● **Required work**
Restate each line word for word. Leave out every picture.

● **Data section**
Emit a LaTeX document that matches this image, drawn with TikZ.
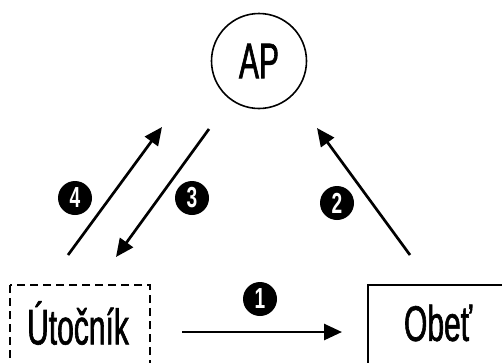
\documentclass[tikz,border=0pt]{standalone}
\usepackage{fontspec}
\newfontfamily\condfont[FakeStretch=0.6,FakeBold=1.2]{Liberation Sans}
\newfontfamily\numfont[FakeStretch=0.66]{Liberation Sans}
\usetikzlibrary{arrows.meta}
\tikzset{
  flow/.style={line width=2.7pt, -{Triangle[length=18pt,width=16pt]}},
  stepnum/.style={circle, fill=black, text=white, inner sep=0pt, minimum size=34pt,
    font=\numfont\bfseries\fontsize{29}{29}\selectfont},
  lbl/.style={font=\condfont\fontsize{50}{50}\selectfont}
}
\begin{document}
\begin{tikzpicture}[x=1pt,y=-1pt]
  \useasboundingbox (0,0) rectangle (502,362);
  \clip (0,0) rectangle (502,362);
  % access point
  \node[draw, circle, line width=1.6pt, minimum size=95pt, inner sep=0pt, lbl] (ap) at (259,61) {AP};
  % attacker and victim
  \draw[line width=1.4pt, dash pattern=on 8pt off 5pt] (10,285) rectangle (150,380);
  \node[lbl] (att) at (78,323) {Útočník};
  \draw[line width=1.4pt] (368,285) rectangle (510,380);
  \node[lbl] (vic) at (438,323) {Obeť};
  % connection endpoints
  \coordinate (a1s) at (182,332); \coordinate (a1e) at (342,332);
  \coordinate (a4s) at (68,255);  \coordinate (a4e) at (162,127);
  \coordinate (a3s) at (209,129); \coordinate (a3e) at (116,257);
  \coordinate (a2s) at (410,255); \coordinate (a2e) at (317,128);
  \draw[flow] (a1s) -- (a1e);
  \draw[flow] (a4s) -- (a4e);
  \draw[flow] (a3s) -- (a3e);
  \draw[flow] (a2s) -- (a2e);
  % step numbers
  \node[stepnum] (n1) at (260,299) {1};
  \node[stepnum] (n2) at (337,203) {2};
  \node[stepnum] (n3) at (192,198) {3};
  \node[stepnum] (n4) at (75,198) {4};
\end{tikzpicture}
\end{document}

● **Correct output**
Emit a LaTeX document that matches this image, drawn with TikZ.
\documentclass[tikz,border=0pt]{standalone}
\usepackage{fontspec}
\newfontfamily\condfont[FakeStretch=0.6,FakeBold=1.2]{Liberation Sans}
\newfontfamily\numfont[FakeStretch=0.66]{Liberation Sans}
\usetikzlibrary{arrows.meta}
\tikzset{
  flow/.style={line width=2.7pt, -{Triangle[length=18pt,width=16pt]}},
  stepnum/.style={circle, fill=black, text=white, inner sep=0pt, minimum size=34pt,
    font=\numfont\bfseries\fontsize{29}{29}\selectfont},
  lbl/.style={font=\condfont\fontsize{50}{50}\selectfont}
}
\begin{document}
\begin{tikzpicture}[x=1pt,y=-1pt]
  \useasboundingbox (0,0) rectangle (502,362);
  \clip (0,0) rectangle (502,362);
  % access point
  \node[draw, circle, line width=1.6pt, minimum size=95pt, inner sep=0pt, lbl] (ap) at (259,61) {AP};
  % attacker and victim
  \draw[line width=1.4pt, dash pattern=on 8pt off 5pt] (10,285) rectangle (150,380);
  \node[lbl] (att) at (78,323) {Útočník};
  \draw[line width=1.4pt] (368,285) rectangle (510,380);
  \node[lbl] (vic) at (438,323) {Obeť};
  % connection endpoints
  \coordinate (a1s) at (182,332); \coordinate (a1e) at (342,332);
  \coordinate (a4s) at (68,255);  \coordinate (a4e) at (162,127);
  \coordinate (a3s) at (209,129); \coordinate (a3e) at (116,257);
  \coordinate (a2s) at (410,255); \coordinate (a2e) at (317,128);
  \draw[flow] (a1s) -- (a1e);
  \draw[flow] (a4s) -- (a4e);
  \draw[flow] (a3s) -- (a3e);
  \draw[flow] (a2s) -- (a2e);
  % step numbers
  \node[stepnum] (n1) at (260,299) {1};
  \node[stepnum] (n2) at (337,203) {2};
  \node[stepnum] (n3) at (192,198) {3};
  \node[stepnum] (n4) at (75,198) {4};
\end{tikzpicture}
\end{document}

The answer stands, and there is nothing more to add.